Rob Kaplan, president of the Federal Reserve Bank of Dallas, recently told The Dallas Morning News:
“Based on our models, our judgment is obviously a severe contraction in the second quarter, probably some negative GDP at the start of the third quarter and then a rebound.”
He was referring to the state as a whole.
Some Local Markets Are More Vulnerable than Others
While Texas housing markets have fared well during past recessions, the sharp rise of home values could make some cities more vulnerable to a downturn in 2020. The Austin metro area falls into this category.
Over the past few years, most cities across Texas have experienced steady home-price gains. This is most evident within the major cities of Austin, Dallas and Houston.

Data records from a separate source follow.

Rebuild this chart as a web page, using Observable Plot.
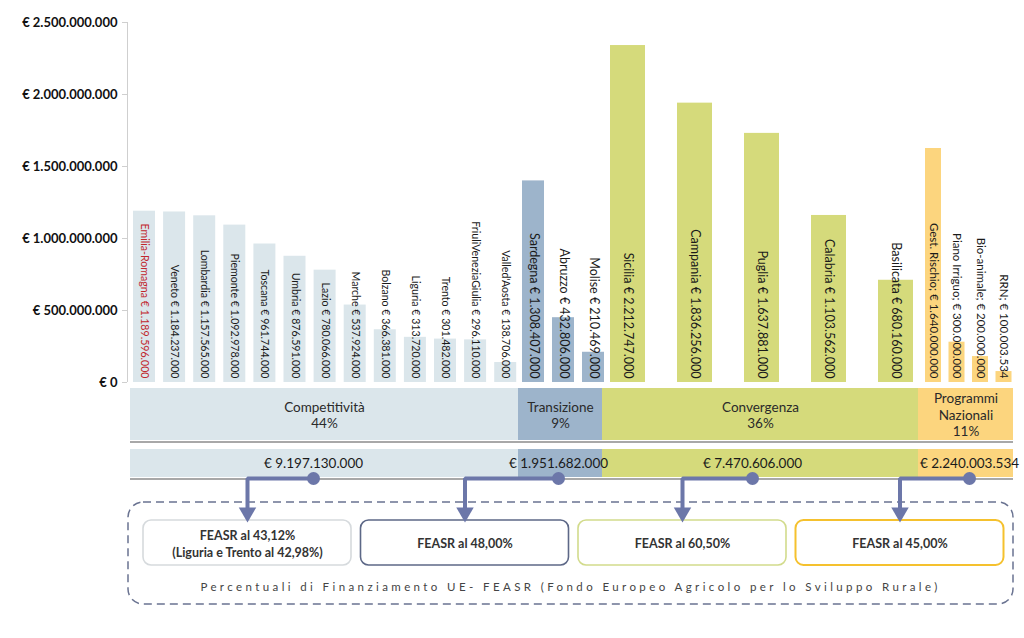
<!DOCTYPE html>
<html>
<head>
<meta charset="utf-8">
<script src="https://cdn.jsdelivr.net/npm/d3@7"></script>
<script src="https://cdn.jsdelivr.net/npm/@observablehq/plot@0.6"></script>
<style>
  html, body { margin: 0; padding: 0; background: #fff; }
  #chart { width: 1024px; }
  #chart svg { display: block; font-family: Lato, "DejaVu Sans", sans-serif; color: #111; background: transparent; }
</style>
</head>
<body>
<div id="chart"></div>
<script>
// ---------- DATA ----------
const compNames = ["Emilia-Romagna", "Veneto", "Lombardia", "Piemonte", "Toscana", "Umbria", "Lazio", "Marche", "Bolzano", "Liguria", "Trento", "FriuliVeneziaGiulia", "Valled'Aosta"];
const compAmounts = [1189596000, 1184237000, 1157565000, 1092978000, 961744000, 876591000, 780066000, 537924000, 366381000, 313720000, 301482000, 296110000, 138706000];
const compHeights = [1.1896e9, 1.1842e9, 1.1576e9, 1.093e9, 0.9617e9, 0.8766e9, 0.7801e9, 0.5379e9, 0.3664e9, 0.3137e9, 0.3015e9, 0.2961e9, 0.1387e9];

const transNames = ["Sardegna", "Abruzzo", "Molise"];
const transAmounts = [1308407000, 432806000, 210469000];
const transHeights = [1.40e9, 0.45e9, 0.21e9];

const convNames = ["Sicilia", "Campania", "Puglia", "Calabria", "Basilicata"];
const convAmounts = [2212747000, 1836256000, 1637881000, 1103562000, 680160000];
const convHeights = [2.34e9, 1.94e9, 1.73e9, 1.16e9, 0.71e9];

const progNames = ["Gest. Rischio;", "Piano Irriguo;", "Bio-animale;", "RRN;"];
const progAmounts = [1640000000, 300000000, 200000000, 100003534];
const progHeights = [1.625e9, 0.28e9, 0.18e9, 0.076e9];

const groupNames = ["Competitività", "Transizione", "Convergenza", "Programmi\nNazionali"];
const groupShares = ["44%", "9%", "36%", "11%"];
const groupTotals = [9197130000, 1951682000, 7470606000, 2240003534];
const feasrTexts = ["FEASR al 43,12%\n(Liguria e Trento al 42,98%)", "FEASR al 48,00%", "FEASR al 60,50%", "FEASR al 45,00%"];
const caption = "Percentuali di Finanziamento UE- FEASR (Fondo Europeo Agricolo per lo Sviluppo Rurale)";
const yTicks = [0, 5e8, 1e9, 1.5e9, 2e9, 2.5e9];

// ---------- STYLE / LAYOUT ----------
const fills = ["#dbe6eb", "#9db4cb", "#d5da7b", "#fcd57e"];
const boxStrokes = ["#d6dadd", "#5d6887", "#d2db8c", "#f5c12e"];
const hubColor = "#6c77a9";
const W = 1024, X0 = 127, X1 = 1013;
const layout = [
  {band: [130, 518], start: 133, step: 30.1, bw: 22, fs: 10.6, hub: 313},
  {band: [518, 602], start: 522, step: 30, bw: 22, fs: 12.5, hub: 558},
  {band: [602, 918], start: 610, step: 67, bw: 35, fs: 12.5, hub: 752},
  {band: [918, 1013], start: 925, step: 23.5, bw: 16, fs: 11.5, hub: 969}
];

const it = d3.formatLocale({decimal: ",", thousands: ".", grouping: [3], currency: ["€", ""]});
const fmt = it.format(",d");
const euro = v => v === 0 ? "€ 0" : "€ " + fmt(v);

const groupsData = [
  [compNames, compAmounts, compHeights],
  [transNames, transAmounts, transHeights],
  [convNames, convAmounts, convHeights],
  [progNames, progAmounts, progHeights]
];

const bars = [];
groupsData.forEach(([names, amounts, heights], g) => {
  const L = layout[g];
  names.forEach((n, i) => {
    const x1 = L.start + i * L.step;
    bars.push({
      group: g, name: n, value: heights[i],
      label: n + " € " + fmt(amounts[i]),
      x1, x2: x1 + L.bw, xc: x1 + L.bw / 2,
      color: (g === 0 && i === 0) ? "#c1272d" : "#1a1a1a"
    });
  });
});

// ---------- TOP PLOT (bars) ----------
const barPlot = Plot.plot({
  width: W, height: 394,
  marginLeft: X0, marginRight: W - X1, marginTop: 22, marginBottom: 12,
  x: {type: "linear", domain: [X0, X1], axis: null},
  y: {domain: [0, 2.5e9], axis: null},
  marks: [
    Plot.rectY(bars, {x1: "x1", x2: "x2", y: "value", fill: d => fills[d.group]}),
    Plot.ruleX([X0], {y1: 0, y2: 2.5e9, stroke: "#cfcfcf"}),
    Plot.ruleY(yTicks, {x1: X0 - 5, x2: X0, stroke: "#cfcfcf"}),
    Plot.text(yTicks, {x: X0, y: d => d, text: d => euro(d), textAnchor: "end", dx: -10, fontSize: 13, fontWeight: "bold", fill: "#111"}),
    ...[0, 1, 2, 3].map(g => Plot.text(bars.filter(b => b.group === g), {
      x: "xc", y: 0, text: "label", rotate: 90, textAnchor: "end", dy: -4,
      fontSize: layout[g].fs, fill: "color"
    }))
  ]
});

// ---------- BOTTOM PLOT (bands, connectors, FEASR boxes) ----------
const groups = groupNames.map((n, g) => ({
  g, x1: layout[g].band[0], x2: layout[g].band[1],
  mid: (layout[g].band[0] + layout[g].band[1]) / 2, hub: layout[g].hub,
  title: n + "\n" + groupShares[g], total: euro(groupTotals[g])
}));
const boxes = feasrTexts.map((t, i) => {
  const x1 = 143 + i * 217.5;
  return {i, x1, x2: x1 + 208, mid: x1 + 104, text: t};
});
const connectors = [];
groups.forEach((gr, i) => {
  const b = boxes[i];
  connectors.push({id: i, x: gr.hub, y: 92}, {id: i, x: b.mid, y: 92}, {id: i, x: b.mid, y: 122});
});

const flowPlot = Plot.plot({
  width: W, height: 252, margin: 0,
  x: {type: "linear", domain: [X0, X1], range: [X0, X1], axis: null},
  y: {type: "linear", domain: [0, 252], range: [0, 252], axis: null},
  marks: [
    Plot.rect(groups, {x1: "x1", x2: "x2", y1: 2, y2: 54, fill: d => fills[d.g]}),
    Plot.ruleY([55.5], {x1: 130, x2: X1, stroke: "#a8a8a8", strokeWidth: 2}),
    Plot.text(groups, {x: "mid", y: 28, text: "title", fontSize: 13.5, lineHeight: 1.22, fill: "#2a2a2a"}),
    Plot.rect(groups, {x1: "x1", x2: "x2", y1: 63, y2: 91, fill: d => fills[d.g]}),
    Plot.ruleY([92.5], {x1: 130, x2: X1, stroke: "#a8a8a8", strokeWidth: 2}),
    Plot.text(groups, {x: "hub", y: 77, text: "total", fontSize: 13.5, fill: "#1a1a1a"}),
    Plot.rect([0], {x1: 128, x2: X1, y1: 116, y2: 218, rx: 15, fill: "none", stroke: "#6a7391", strokeWidth: 1.5, strokeDasharray: "8,5"}),
    Plot.rect(boxes, {x1: "x1", x2: "x2", y1: 134, y2: 179, rx: 8, fill: "white", stroke: d => boxStrokes[d.i], strokeWidth: d => d.i === 3 ? 2 : 1.6}),
    Plot.text(boxes, {x: "mid", y: 156.5, text: "text", fontSize: 12.5, fontWeight: "bold", lineHeight: 1.35, fill: "#333"}),
    Plot.line(connectors, {x: "x", y: "y", z: "id", stroke: hubColor, strokeWidth: 4, strokeLinejoin: "miter"}),
    Plot.dot(boxes, {x: "mid", y: 126, symbol: "triangle", rotate: 180, r: 6.5, fill: hubColor, stroke: "none"}),
    Plot.dot(groups, {x: "hub", y: 92, r: 6.5, fill: hubColor, stroke: "none"}),
    Plot.text([caption], {x: 570, y: 201, text: d => d, fontSize: 11.5, fill: "#444"})
  ]
});

d3.select(flowPlot).selectAll("text").filter(function() { return this.textContent.startsWith("Percentuali"); })
  .style("letter-spacing", "3.4px");

flowPlot.style.marginTop = "-8px";
flowPlot.style.position = "relative";
const root = document.getElementById("chart");
root.appendChild(barPlot);
root.appendChild(flowPlot);
</script>
</body>
</html>
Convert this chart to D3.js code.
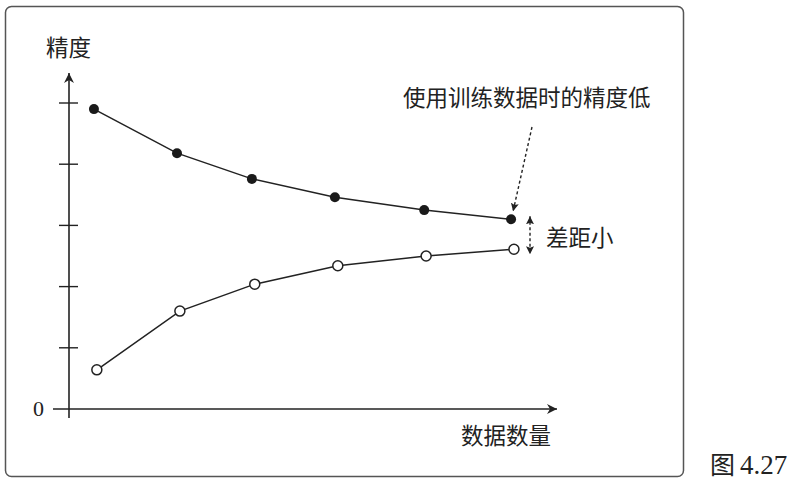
<!DOCTYPE html>
<html><head><meta charset="utf-8">
<script src="https://cdn.jsdelivr.net/npm/d3@7/dist/d3.min.js"></script>
<style>
html,body{margin:0;padding:0;background:#fff;}
svg{display:block;}
</style></head>
<body>
<script>
// Data (arbitrary units)
const trainX = [5.2, 22.5, 38.1, 55.4, 74.0, 92.1];
const trainY = [4.90, 4.18, 3.76, 3.46, 3.25, 3.10];
const testX  = [5.8, 23.1, 38.7, 56.0, 74.4, 92.7];
const testY  = [0.64, 1.60, 2.04, 2.34, 2.50, 2.61];
const yTickValues = [0, 1, 2, 3, 4, 5];
const yTickLabels = ["0"];
const yTitle = "精度";
const xTitle = "数据数量";
const noteTop = "使用训练数据时的精度低";
const noteGap = "差距小";
const figLabel = "图 4.27";

const W = 797, H = 484;
const svg = d3.select("body").append("svg").attr("width", W).attr("height", H);

const defs = svg.append("defs");
defs.append("marker").attr("id","ah").attr("viewBox","0 0 10 10").attr("refX",10).attr("refY",5)
  .attr("markerWidth",10).attr("markerHeight",10).attr("markerUnits","userSpaceOnUse").attr("orient","auto-start-reverse")
  .append("path").attr("d","M0,0 L10,5 L0,10 L3,5 Z").attr("fill","#222");
defs.append("marker").attr("id","ahs").attr("viewBox","0 0 10 10").attr("refX",10).attr("refY",5)
  .attr("markerWidth",8).attr("markerHeight",8).attr("markerUnits","userSpaceOnUse").attr("orient","auto-start-reverse")
  .append("path").attr("d","M0,0 L10,5 L0,10 L2,5 Z").attr("fill","#222");

// Frame
svg.append("rect").attr("x",5.5).attr("y",6.5).attr("width",678).attr("height",470)
  .attr("rx",6).attr("fill","none").attr("stroke","#555").attr("stroke-width",1.5);

const x = d3.scaleLinear().domain([0,100]).range([69,549]);
const y = d3.scaleLinear().domain([0,5]).range([409,103]);

const ink = "#222";
const serif = "'Liberation Serif', 'DejaVu Serif', serif";
const cjk = "'Noto Sans CJK SC', sans-serif";

// Axes
svg.append("line").attr("x1",53).attr("x2",557).attr("y1",y(0)).attr("y2",y(0))
  .attr("stroke",ink).attr("stroke-width",1.6).attr("marker-end","url(#ah)");
svg.append("line").attr("x1",x(0)).attr("x2",x(0)).attr("y1",418).attr("y2",73)
  .attr("stroke",ink).attr("stroke-width",1.6).attr("marker-end","url(#ah)");

// Y ticks (crossing the axis)
svg.append("g").selectAll("line").data(yTickValues.filter(v=>v>0)).join("line")
  .attr("x1",x(0)-10).attr("x2",x(0)+9).attr("y1",d=>y(d)).attr("y2",d=>y(d))
  .attr("stroke",ink).attr("stroke-width",1.4);
svg.append("g").selectAll("text").data(yTickLabels).join("text")
  .attr("x",44).attr("y",(d,i)=>y(yTickValues[i])+7).attr("text-anchor","end")
  .style("font-family",serif).attr("font-size",22).attr("fill","#222")
  .text(d=>d);

svg.append("text").attr("x",46).attr("y",56).style("font-family",cjk).attr("font-size",22.5).attr("fill","#222").text(yTitle);
svg.append("text").attr("x",461).attr("y",444).style("font-family",cjk).attr("font-size",22.5).attr("fill","#222").text(xTitle);
svg.append("text").attr("x",403).attr("y",106).style("font-family",cjk).attr("font-size",22.5).attr("fill","#222").text(noteTop);
svg.append("text").attr("x",546).attr("y",246).style("font-family",cjk).attr("font-size",22.5).attr("fill","#222").text(noteGap);
const fig = svg.append("text").attr("x",710).attr("y",474).attr("fill","#222");
fig.append("tspan").style("font-family",cjk).attr("font-size",25).text(figLabel.split(" ")[0]);
fig.append("tspan").style("font-family",serif).attr("font-size",27).attr("dx",5).text(figLabel.split(" ")[1]);

// Lines
const line = d3.line().x(d=>x(d[0])).y(d=>y(d[1]));
const train = trainX.map((v,i)=>[v,trainY[i]]);
const test = testX.map((v,i)=>[v,testY[i]]);
svg.append("path").datum(train).attr("d",line).attr("fill","none").attr("stroke",ink).attr("stroke-width",1.5);
svg.append("path").datum(test).attr("d",line).attr("fill","none").attr("stroke",ink).attr("stroke-width",1.5);
svg.append("g").selectAll("circle").data(train).join("circle")
  .attr("cx",d=>x(d[0])).attr("cy",d=>y(d[1])).attr("r",5).attr("fill","#1a1a1a");
svg.append("g").selectAll("circle").data(test).join("circle")
  .attr("cx",d=>x(d[0])).attr("cy",d=>y(d[1])).attr("r",5).attr("fill","#fff").attr("stroke",ink).attr("stroke-width",1.5);

// Annotation arrows
const lastT = train[train.length-1], lastV = test[test.length-1];
svg.append("line").attr("x1",532).attr("y1",127).attr("x2",x(lastT[0])+2).attr("y2",y(lastT[1])-8)
  .attr("stroke",ink).attr("stroke-width",1.4).attr("stroke-dasharray","3,2.5").attr("marker-end","url(#ahs)");
svg.append("line").attr("x1",530).attr("x2",530).attr("y1",y(lastT[1])-3).attr("y2",y(lastV[1])+5)
  .attr("stroke",ink).attr("stroke-width",1.4).attr("stroke-dasharray","3,2.5")
  .attr("marker-start","url(#ahs)").attr("marker-end","url(#ahs)");
</script>
</body></html>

Here are the home-price trends for the state’s three biggest cities, based on data provided by Zillow.
- Austin: The capital city’s median home price rose by 4.7% over the past year or so, one of the largest gains of any Texas city. The median price point rose from around $230,000 in 2012 to nearly $400,000 as of February 2020.
- Dallas: The median home value in Dallas rose 2.3% over the past year. The median climbed from $120,000 in early 2012 to $220,000 in early 2020.
- Houston: The median home value in Dallas rose by around 2.6% over the past year. The median price climbed from $118,000 in early 2012, to $190,000 in early 2020.
As you can see, prices have risen higher and faster in Austin, Texas than they have in Dallas or Houston. That’s partly the result of population growth. Austin has long been a popular destination for job seekers and house hunters alike. The city’s population grew by a whopping 20% from 2010 to 2018.
Overall, however, the Texas real estate market could see a repeat of past recessions when home prices either leveled off or continue climbing. A housing market crash — or even a major decline in home values — seems unlikely at this point.
Disclaimer: This article includes housing predictions and forecasts, which are the equivalent of an educated guess. No one can predict future housing or economic conditions with certainty, and HBI makes no claims to that effect.